Der Versuch, in Deutschland eine Lizenz zu erhalten, war bisher erfolglos. Die Finanzaufsicht BaFin wollte sich dazu auf Anfrage der DW allerdings nicht äußern, allerdings mehren sich die Berichte, dass die Aufsichtsbehörden in Europa bei Binance sehr vorsichtig sind. Wichtige Märkte bleiben also erst mal verschlossen.

Wie schwer die Strafe nun Binance treffen wird, ist unsicher. Angeblich sitzt das Unternehmen auf großen Reserven. Denkbar ist aber auch, dass die Anleger der Plattform das Vertrauen entziehen und ihre Werte abziehen. "Wenn ein Bankrun eintritt, wird das zur Zerreißprobe für Binance. Und wenn sie gelogen haben, blüht ein böses Erwachen", sagt Maihofer von BTC-Echo.

Die Zukunft von Binance hängt nun vor allem daran, wieder eine weiße Weste zu bekommen. So ist der neue CEO, Richard Teng, ein Compliance-Experte. Für die nächsten fünf Jahre hat sich das Unternehmen verpflichtet, eng mit den US-Behörden zu kooperieren.

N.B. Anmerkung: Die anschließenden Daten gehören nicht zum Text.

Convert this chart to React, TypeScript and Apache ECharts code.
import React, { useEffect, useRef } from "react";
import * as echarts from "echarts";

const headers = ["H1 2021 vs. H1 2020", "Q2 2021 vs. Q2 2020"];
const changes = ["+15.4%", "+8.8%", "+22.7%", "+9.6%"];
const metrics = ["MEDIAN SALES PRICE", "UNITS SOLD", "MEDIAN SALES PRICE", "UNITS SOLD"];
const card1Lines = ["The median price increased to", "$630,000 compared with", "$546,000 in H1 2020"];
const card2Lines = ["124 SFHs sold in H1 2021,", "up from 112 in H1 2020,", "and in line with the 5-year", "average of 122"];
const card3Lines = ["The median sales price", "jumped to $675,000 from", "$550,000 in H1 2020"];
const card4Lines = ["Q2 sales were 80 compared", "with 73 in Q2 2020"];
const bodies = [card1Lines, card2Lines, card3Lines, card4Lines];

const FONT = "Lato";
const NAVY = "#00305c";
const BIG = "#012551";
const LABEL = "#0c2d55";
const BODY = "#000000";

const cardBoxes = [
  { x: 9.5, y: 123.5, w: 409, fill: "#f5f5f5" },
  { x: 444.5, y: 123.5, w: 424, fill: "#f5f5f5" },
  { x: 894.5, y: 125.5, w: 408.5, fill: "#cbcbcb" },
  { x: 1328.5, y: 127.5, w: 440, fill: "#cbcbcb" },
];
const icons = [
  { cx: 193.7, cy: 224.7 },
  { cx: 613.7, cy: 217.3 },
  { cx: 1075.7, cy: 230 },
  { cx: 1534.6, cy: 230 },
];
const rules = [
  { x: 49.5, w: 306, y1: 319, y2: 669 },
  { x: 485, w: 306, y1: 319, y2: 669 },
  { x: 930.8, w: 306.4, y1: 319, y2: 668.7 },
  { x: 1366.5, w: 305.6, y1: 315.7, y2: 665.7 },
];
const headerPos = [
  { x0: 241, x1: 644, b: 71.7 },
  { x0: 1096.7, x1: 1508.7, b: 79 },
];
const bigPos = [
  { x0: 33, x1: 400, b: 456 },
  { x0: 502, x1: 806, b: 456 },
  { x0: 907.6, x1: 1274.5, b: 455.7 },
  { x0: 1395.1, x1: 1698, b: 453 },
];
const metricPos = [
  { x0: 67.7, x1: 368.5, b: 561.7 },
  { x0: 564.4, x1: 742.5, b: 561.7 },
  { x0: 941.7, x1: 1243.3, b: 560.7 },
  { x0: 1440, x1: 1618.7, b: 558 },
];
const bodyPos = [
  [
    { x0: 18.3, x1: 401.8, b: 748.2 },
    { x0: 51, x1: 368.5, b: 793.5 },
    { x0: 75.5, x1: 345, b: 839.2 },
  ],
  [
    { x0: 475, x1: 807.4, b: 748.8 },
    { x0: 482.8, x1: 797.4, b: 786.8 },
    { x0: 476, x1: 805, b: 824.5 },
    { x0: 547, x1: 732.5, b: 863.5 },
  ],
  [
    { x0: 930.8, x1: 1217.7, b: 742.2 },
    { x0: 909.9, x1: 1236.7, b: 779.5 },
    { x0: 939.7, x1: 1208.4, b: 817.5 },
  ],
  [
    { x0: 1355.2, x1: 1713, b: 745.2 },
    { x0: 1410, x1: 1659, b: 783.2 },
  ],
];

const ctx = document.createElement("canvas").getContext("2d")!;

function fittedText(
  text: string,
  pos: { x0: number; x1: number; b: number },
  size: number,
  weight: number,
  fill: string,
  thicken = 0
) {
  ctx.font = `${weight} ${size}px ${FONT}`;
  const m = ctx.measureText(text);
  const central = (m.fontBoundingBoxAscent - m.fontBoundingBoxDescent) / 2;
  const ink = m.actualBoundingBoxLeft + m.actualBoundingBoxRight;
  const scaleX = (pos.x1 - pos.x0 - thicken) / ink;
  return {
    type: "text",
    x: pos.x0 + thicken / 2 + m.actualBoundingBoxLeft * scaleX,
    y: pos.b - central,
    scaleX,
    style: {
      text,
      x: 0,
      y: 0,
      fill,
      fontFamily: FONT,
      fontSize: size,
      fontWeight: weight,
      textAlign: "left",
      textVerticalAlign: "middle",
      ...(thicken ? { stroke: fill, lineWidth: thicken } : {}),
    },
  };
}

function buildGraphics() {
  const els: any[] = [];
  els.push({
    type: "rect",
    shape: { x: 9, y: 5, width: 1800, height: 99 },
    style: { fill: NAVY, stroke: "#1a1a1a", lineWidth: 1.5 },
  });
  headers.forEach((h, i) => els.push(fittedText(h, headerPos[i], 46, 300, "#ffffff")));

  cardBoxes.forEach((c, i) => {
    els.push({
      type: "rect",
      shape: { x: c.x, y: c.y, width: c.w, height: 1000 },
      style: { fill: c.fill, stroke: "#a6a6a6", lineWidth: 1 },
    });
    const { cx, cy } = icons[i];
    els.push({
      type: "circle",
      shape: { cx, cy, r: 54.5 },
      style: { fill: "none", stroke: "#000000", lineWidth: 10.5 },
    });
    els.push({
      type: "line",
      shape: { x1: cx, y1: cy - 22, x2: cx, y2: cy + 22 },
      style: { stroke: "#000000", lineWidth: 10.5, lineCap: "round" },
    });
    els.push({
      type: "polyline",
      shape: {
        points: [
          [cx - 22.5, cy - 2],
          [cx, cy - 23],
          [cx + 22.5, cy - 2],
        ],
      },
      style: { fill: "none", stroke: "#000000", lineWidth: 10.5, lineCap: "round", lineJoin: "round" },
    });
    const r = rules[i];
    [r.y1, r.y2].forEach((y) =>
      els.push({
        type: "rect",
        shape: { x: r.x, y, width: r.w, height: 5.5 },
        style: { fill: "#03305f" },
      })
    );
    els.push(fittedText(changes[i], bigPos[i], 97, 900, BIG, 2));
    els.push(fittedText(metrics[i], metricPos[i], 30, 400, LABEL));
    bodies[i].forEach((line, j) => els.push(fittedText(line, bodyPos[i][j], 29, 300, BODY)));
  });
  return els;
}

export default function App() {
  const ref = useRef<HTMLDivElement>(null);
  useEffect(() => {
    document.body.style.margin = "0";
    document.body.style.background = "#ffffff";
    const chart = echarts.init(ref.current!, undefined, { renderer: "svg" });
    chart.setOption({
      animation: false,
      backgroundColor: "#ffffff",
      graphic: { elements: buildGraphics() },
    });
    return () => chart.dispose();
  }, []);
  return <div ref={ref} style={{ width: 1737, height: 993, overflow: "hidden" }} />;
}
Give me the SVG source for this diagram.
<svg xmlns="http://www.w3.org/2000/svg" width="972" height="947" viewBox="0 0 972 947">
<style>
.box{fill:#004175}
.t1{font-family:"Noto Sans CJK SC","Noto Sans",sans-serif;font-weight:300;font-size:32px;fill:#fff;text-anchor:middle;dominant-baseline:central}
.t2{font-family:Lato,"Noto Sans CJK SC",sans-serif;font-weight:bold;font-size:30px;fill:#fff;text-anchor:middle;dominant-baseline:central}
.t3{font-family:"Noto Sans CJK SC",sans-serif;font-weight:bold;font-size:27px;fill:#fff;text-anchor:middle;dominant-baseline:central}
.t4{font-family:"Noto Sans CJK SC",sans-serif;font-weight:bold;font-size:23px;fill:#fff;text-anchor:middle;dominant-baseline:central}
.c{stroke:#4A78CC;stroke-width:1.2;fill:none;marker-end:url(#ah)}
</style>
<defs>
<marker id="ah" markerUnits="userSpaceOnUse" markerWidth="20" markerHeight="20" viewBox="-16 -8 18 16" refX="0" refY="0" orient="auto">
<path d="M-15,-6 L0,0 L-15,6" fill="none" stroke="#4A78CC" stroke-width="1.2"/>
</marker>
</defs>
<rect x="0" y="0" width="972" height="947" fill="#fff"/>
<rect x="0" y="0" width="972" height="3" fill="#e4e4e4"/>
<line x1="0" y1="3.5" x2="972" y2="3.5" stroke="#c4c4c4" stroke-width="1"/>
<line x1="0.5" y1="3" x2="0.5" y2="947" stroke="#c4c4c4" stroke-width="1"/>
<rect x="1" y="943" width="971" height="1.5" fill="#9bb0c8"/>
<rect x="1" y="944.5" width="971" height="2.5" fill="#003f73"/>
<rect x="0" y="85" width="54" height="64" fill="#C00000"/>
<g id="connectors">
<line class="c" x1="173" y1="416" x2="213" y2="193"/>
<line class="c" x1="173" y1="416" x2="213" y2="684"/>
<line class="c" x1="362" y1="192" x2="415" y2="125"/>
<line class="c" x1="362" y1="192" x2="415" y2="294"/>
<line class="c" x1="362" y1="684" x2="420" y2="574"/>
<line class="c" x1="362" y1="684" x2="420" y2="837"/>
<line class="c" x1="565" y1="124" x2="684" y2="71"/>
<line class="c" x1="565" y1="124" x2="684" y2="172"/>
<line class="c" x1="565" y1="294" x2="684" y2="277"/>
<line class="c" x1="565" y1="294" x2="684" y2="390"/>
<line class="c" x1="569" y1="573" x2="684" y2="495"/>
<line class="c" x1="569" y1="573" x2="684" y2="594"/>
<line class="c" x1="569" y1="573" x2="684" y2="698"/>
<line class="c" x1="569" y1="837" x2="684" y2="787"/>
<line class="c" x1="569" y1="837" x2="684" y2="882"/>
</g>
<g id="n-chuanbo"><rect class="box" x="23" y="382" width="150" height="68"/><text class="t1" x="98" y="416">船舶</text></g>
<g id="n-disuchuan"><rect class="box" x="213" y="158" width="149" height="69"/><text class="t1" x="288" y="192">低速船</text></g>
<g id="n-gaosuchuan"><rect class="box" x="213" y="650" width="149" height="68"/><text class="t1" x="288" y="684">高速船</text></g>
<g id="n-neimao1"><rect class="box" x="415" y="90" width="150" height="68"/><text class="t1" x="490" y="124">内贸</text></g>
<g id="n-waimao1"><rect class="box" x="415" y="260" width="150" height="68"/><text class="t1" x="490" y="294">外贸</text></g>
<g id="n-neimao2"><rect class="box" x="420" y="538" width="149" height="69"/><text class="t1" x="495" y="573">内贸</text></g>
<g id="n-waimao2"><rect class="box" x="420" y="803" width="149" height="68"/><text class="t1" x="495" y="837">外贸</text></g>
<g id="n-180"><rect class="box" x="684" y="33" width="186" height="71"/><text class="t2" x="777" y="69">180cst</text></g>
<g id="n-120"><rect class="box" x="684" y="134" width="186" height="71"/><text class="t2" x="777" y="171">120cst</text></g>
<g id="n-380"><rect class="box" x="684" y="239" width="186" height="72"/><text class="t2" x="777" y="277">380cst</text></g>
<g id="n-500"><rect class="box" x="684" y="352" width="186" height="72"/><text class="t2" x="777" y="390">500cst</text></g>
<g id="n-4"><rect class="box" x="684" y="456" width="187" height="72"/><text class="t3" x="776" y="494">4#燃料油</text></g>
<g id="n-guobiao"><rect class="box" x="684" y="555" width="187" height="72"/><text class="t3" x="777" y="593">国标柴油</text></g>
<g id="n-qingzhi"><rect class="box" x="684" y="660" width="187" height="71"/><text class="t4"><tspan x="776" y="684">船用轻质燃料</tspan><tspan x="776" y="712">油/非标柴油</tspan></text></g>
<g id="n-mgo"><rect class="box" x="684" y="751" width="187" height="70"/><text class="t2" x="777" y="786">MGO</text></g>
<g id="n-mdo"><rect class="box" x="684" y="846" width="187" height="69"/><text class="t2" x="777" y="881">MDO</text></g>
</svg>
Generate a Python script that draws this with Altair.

Doch damit sind die Probleme nicht beseitigt: Erst im Juni hat die US-Börsenaufsicht SEC Klage gegen Binance eingereicht. Es geht um widerrechtlichen Handel in den USA. So drohen im kommenden Jahr weitere Strafen für die derzeit noch größte Kryptobörse der Welt. 2024 könnte so zum Überlebenskampf werden.

Für den Autor und Krypto-Investor Markus Thielen gehört der Auf- und Abstieg von Handelsplätzen wie Binance zum natürlichen Lauf der Dinge. Dass die Menschen deshalb generell das Vertrauen in Kryptowährungen verlieren, glaubt er nicht. "Es gibt einen Riesenmarkt und der geht nicht weg. Auch nicht, wenn einer der größten Player dabei zusammenbrechen würde."

Die Konkurrenz beobachtet die Probleme bei Binance derzeit wohl mit einer gewissen Freude. Auf X schrieb der CEO des direkten Konkurrenten Coinbase, Brian Armstrong: "Wir haben nun die Möglichkeit, ein neues Kapitel für die Industrie aufzuschlagen." Ob er dabei womöglich vor allem an sein Unternehmen gedacht hat, bleibt offen.